#### [Aim]
From the listing below, select every line where the word "matplotlib" appears.

#### [Data section]

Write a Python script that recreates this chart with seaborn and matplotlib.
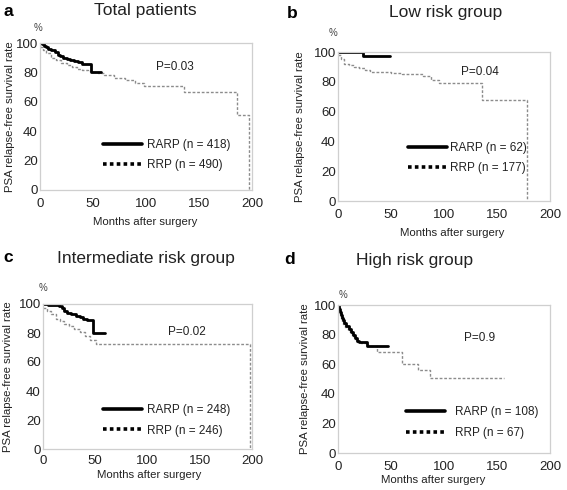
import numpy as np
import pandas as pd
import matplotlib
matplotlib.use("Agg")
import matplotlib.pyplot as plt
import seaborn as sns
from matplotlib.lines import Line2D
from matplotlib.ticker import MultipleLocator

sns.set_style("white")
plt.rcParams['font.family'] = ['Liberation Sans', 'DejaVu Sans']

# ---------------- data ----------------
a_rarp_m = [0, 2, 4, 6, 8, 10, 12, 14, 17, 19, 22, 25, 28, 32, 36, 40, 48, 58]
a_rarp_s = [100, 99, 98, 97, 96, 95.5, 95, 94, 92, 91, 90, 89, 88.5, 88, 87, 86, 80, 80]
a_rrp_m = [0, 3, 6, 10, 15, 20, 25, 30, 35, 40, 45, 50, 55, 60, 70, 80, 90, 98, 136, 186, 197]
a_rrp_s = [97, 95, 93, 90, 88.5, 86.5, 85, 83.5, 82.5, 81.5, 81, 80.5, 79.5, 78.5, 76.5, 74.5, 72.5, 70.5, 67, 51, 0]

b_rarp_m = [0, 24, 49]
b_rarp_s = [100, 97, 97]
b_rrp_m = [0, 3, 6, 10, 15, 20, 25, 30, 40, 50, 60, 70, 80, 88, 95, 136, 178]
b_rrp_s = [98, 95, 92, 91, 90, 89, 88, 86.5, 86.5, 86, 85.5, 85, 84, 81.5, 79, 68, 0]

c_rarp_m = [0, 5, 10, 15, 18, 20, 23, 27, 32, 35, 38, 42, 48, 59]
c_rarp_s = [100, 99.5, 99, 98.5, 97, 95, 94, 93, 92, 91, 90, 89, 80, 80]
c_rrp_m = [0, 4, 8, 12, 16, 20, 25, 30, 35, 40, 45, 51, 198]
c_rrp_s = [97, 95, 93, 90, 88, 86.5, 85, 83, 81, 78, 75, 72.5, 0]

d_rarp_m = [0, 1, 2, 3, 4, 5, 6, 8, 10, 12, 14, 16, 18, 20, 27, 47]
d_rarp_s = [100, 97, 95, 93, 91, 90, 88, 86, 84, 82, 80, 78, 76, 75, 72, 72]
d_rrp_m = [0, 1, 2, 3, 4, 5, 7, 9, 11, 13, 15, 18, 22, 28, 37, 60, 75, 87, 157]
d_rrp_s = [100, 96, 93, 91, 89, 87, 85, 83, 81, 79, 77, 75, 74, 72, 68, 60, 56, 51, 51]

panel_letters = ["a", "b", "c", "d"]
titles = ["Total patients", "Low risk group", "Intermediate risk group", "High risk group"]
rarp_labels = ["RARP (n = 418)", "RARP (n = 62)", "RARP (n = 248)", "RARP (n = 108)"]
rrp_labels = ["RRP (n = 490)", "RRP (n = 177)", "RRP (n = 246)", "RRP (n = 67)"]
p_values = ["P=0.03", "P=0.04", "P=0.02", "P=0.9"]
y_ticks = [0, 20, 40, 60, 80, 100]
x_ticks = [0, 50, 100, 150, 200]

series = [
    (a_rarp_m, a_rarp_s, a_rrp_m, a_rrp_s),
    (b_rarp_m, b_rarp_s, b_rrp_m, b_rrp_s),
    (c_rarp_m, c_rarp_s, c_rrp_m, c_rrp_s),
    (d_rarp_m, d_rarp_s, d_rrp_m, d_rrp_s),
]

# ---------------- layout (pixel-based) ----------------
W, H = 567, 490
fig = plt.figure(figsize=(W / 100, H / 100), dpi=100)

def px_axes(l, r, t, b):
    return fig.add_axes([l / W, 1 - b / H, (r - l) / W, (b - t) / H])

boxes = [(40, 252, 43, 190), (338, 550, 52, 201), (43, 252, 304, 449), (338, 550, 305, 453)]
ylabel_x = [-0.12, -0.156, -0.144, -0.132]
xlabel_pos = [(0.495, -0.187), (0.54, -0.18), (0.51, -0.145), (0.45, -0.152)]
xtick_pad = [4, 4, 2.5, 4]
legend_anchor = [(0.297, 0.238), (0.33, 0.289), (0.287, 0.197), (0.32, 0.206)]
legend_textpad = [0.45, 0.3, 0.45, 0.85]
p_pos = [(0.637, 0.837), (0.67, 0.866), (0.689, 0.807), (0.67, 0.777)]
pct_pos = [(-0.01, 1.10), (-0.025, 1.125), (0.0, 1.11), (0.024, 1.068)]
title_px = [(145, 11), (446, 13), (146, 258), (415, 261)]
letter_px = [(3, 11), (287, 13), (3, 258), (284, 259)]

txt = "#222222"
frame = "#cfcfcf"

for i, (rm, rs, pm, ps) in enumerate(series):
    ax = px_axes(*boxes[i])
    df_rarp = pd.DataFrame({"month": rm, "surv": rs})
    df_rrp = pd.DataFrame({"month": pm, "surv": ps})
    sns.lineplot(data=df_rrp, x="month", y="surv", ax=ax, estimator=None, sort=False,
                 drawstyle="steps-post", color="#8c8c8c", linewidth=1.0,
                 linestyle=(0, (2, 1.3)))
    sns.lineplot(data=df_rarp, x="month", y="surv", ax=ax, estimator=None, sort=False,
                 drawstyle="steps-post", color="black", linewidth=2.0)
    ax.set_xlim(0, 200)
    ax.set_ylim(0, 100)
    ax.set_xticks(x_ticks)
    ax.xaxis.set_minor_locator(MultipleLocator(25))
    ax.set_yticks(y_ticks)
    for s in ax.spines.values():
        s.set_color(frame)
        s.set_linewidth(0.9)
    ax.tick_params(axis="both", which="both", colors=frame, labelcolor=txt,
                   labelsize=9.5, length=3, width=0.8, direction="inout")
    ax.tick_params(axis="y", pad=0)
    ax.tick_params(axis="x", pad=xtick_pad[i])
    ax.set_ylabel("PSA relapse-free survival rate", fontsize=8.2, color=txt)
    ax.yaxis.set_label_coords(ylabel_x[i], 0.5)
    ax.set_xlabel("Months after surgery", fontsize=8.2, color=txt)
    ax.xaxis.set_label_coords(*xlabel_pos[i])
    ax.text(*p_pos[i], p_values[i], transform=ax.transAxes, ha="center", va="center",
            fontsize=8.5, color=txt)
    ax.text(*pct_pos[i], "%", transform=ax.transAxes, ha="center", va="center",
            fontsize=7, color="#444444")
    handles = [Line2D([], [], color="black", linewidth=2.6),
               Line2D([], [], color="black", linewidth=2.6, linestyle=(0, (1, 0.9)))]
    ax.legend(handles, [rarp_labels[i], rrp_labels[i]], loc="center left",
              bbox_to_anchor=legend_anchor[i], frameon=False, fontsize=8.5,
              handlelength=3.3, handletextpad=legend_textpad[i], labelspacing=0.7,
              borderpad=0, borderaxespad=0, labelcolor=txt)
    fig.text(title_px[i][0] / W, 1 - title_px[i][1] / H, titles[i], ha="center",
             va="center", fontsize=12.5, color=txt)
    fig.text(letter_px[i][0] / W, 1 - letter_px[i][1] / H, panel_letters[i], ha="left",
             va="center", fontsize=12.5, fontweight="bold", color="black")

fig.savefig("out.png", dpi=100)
---
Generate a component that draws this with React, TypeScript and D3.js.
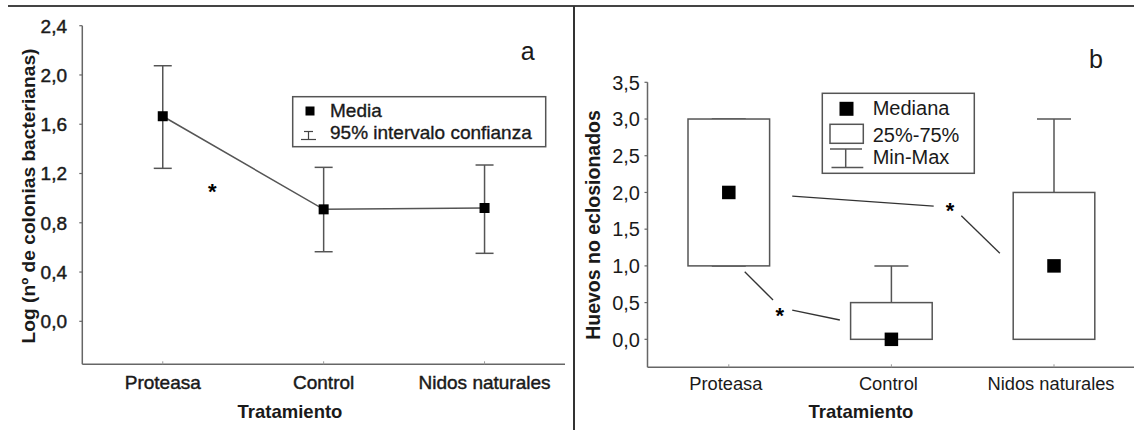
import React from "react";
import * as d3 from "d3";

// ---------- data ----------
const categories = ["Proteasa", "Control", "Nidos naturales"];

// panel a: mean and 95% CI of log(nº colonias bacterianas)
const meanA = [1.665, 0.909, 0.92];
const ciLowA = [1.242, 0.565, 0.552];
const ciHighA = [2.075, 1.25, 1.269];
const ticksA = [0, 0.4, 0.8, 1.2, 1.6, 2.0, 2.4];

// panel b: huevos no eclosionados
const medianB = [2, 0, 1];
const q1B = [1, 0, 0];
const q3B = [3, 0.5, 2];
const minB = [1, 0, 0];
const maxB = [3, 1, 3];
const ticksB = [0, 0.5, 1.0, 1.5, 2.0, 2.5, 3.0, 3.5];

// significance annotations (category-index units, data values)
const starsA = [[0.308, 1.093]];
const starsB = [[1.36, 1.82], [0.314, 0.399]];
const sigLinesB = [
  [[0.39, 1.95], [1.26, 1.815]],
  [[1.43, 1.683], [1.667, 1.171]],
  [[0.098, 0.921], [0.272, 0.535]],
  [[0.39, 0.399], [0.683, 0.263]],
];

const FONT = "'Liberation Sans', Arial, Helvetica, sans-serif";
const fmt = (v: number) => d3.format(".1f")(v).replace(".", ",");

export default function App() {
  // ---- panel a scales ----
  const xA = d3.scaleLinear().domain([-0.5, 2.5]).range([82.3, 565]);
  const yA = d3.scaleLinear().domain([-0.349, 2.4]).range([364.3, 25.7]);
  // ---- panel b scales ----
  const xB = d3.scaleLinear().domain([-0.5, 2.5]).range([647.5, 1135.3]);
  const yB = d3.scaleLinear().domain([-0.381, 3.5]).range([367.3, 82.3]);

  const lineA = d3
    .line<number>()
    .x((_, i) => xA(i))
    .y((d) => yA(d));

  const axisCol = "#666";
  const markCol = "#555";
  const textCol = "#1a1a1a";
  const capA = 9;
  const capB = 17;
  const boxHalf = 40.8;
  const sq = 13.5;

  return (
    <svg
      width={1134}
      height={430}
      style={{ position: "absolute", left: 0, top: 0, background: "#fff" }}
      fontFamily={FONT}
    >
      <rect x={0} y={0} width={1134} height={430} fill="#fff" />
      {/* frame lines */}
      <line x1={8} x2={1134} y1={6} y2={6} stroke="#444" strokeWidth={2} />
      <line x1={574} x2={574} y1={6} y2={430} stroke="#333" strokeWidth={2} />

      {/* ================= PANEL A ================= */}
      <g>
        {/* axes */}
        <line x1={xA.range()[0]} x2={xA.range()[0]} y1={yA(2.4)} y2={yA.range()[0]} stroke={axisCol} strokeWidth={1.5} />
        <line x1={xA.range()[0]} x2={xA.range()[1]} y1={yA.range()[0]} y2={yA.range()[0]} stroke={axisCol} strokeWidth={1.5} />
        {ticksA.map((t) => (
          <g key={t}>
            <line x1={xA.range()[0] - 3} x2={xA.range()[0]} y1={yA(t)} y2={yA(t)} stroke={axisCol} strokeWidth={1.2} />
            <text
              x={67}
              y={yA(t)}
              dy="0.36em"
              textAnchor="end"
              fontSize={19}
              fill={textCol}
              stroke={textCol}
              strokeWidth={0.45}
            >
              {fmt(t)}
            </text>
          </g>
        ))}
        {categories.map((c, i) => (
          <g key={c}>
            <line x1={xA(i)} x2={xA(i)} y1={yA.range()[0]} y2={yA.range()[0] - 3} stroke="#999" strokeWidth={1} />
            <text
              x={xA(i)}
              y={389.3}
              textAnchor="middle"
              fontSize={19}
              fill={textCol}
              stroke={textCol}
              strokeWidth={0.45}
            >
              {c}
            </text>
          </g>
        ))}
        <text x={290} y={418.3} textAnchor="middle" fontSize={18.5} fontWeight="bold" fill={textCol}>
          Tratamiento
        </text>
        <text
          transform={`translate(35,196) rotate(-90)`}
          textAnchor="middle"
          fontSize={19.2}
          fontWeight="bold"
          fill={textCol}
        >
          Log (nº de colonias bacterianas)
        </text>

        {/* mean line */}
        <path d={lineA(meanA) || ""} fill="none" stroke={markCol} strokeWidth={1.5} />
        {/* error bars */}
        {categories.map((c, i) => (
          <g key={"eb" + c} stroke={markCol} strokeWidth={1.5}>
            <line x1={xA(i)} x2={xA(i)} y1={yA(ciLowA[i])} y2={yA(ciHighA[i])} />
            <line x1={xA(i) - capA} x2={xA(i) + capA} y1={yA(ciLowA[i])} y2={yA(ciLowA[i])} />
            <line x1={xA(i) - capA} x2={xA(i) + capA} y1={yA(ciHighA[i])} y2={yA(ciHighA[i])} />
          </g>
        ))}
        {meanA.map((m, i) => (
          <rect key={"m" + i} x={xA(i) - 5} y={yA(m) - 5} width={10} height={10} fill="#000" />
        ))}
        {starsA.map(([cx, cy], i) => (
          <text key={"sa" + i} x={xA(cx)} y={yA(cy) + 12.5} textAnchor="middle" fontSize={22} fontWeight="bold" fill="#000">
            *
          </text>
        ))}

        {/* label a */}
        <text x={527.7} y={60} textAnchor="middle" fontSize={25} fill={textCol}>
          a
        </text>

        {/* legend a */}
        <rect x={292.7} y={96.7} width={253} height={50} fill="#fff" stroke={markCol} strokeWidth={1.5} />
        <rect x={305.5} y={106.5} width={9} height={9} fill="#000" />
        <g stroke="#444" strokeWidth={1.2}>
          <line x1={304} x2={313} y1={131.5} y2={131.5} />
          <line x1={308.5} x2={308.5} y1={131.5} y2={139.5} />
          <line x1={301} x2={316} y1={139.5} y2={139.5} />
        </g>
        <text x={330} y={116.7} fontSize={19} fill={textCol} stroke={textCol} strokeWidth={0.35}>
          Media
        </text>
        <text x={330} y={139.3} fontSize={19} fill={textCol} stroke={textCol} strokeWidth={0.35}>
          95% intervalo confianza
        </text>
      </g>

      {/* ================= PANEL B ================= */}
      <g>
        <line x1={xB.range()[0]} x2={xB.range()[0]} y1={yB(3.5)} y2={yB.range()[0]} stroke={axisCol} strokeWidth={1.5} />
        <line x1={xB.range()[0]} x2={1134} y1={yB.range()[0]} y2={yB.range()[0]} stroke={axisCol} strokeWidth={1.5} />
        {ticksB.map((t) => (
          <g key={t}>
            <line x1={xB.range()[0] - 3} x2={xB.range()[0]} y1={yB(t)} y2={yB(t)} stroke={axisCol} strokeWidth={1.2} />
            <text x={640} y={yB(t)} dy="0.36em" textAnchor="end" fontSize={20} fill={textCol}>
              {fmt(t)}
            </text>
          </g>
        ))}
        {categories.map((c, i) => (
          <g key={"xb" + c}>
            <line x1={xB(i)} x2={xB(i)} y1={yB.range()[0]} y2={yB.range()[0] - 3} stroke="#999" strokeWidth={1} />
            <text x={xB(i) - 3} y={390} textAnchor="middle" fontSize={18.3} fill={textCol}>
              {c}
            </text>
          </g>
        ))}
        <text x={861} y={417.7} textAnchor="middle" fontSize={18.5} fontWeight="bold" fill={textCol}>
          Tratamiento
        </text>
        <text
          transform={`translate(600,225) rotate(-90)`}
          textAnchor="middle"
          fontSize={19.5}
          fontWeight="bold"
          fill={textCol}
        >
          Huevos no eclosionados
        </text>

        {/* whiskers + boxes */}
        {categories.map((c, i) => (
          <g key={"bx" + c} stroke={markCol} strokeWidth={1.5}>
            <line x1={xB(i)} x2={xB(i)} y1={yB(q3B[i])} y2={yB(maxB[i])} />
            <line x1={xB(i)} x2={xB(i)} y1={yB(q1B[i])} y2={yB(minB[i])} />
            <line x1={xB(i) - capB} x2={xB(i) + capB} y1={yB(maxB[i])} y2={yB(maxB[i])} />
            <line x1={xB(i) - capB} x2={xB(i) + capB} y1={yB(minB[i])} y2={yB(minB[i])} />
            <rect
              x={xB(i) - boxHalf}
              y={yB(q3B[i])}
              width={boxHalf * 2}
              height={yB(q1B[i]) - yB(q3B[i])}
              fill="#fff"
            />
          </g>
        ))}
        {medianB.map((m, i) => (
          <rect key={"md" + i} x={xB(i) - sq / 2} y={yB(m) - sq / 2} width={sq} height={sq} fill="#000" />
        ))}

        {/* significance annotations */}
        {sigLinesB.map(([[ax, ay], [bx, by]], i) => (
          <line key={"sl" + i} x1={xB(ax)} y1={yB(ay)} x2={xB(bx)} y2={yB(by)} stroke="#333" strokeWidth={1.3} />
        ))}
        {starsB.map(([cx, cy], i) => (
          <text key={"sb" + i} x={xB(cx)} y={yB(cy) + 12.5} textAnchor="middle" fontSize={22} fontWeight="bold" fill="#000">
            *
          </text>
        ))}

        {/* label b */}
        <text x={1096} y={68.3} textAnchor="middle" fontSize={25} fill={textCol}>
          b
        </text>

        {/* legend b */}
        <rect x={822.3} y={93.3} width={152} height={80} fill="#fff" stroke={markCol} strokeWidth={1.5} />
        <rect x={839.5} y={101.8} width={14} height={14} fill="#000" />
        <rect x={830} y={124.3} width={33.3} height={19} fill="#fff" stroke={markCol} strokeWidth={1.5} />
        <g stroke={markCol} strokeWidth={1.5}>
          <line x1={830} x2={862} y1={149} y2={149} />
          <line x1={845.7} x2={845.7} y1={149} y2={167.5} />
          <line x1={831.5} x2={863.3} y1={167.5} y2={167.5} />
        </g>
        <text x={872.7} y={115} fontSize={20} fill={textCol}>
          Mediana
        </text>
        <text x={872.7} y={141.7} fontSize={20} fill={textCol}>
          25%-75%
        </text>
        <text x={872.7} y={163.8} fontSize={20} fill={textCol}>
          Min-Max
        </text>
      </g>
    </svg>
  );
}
==
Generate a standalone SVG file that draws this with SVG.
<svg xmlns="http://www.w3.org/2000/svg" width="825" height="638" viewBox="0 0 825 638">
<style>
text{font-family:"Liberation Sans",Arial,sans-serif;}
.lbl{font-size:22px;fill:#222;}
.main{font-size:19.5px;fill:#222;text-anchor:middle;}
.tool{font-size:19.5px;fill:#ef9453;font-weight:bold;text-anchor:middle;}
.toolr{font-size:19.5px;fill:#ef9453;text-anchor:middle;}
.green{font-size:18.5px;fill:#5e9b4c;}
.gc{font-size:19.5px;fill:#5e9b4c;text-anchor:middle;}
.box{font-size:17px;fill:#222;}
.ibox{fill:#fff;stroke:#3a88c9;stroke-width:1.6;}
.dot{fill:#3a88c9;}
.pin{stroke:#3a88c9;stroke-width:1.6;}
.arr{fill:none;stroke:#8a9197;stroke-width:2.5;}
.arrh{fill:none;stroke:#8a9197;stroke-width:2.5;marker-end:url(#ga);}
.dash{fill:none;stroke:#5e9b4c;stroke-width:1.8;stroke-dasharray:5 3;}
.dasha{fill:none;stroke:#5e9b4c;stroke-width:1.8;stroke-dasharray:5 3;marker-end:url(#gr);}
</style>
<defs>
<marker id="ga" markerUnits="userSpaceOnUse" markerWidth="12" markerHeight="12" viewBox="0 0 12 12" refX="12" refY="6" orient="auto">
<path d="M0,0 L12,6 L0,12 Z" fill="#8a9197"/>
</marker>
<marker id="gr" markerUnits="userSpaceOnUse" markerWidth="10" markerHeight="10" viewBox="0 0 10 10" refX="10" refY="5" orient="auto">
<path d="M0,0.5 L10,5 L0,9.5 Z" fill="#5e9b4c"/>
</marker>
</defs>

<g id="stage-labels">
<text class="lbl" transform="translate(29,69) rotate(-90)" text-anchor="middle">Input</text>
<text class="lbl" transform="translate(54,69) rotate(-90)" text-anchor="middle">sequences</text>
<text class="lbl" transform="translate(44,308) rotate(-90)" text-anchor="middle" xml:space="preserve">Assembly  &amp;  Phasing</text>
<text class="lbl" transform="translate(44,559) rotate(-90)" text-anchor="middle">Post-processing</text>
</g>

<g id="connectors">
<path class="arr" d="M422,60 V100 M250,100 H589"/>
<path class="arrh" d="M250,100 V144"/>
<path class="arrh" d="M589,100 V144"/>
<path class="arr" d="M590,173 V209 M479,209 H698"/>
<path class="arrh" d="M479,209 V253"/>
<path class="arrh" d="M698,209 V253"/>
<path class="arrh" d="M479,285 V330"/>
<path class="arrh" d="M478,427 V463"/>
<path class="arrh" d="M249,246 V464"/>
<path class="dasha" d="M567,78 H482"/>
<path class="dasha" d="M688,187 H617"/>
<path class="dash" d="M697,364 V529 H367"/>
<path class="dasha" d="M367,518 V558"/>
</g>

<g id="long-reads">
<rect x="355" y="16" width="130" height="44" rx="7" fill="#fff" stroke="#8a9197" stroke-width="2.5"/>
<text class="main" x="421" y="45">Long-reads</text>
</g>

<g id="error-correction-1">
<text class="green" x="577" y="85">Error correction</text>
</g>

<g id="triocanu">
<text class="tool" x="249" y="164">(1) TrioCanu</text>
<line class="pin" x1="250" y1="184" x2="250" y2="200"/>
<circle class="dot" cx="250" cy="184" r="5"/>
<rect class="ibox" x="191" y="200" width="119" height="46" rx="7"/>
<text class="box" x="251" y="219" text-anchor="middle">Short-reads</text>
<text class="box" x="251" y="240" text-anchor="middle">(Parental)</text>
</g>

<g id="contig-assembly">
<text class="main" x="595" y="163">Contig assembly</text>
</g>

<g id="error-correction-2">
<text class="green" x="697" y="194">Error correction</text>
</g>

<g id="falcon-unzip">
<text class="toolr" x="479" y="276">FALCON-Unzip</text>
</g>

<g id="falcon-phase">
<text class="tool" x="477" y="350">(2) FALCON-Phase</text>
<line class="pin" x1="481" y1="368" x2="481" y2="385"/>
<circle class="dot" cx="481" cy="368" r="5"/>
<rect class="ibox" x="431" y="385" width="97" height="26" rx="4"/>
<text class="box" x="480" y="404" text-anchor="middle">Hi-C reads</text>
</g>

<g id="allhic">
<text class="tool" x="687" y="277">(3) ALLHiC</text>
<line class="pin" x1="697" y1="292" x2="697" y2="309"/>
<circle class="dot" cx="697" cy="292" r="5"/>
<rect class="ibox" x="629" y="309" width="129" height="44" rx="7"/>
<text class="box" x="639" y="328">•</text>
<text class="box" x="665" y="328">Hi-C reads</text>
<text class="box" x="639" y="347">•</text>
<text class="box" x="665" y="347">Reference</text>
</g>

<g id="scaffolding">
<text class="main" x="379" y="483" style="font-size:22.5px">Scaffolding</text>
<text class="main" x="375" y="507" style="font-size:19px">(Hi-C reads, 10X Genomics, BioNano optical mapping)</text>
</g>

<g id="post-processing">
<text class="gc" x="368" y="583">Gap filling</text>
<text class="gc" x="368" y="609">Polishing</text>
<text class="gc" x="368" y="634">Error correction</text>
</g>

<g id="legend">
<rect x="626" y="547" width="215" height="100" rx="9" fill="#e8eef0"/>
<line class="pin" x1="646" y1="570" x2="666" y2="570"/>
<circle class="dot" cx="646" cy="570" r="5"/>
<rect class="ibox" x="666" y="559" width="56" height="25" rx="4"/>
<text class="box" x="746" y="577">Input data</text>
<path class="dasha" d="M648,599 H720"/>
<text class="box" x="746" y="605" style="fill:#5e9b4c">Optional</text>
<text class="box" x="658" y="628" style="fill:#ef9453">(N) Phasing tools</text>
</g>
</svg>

#### [Reply to the task]
Write a Python script that recreates this chart with seaborn and matplotlib.
import matplotlib
matplotlib.use("Agg")
import matplotlib.pyplot as plt
from matplotlib.lines import Line2D
from matplotlib.ticker import MultipleLocator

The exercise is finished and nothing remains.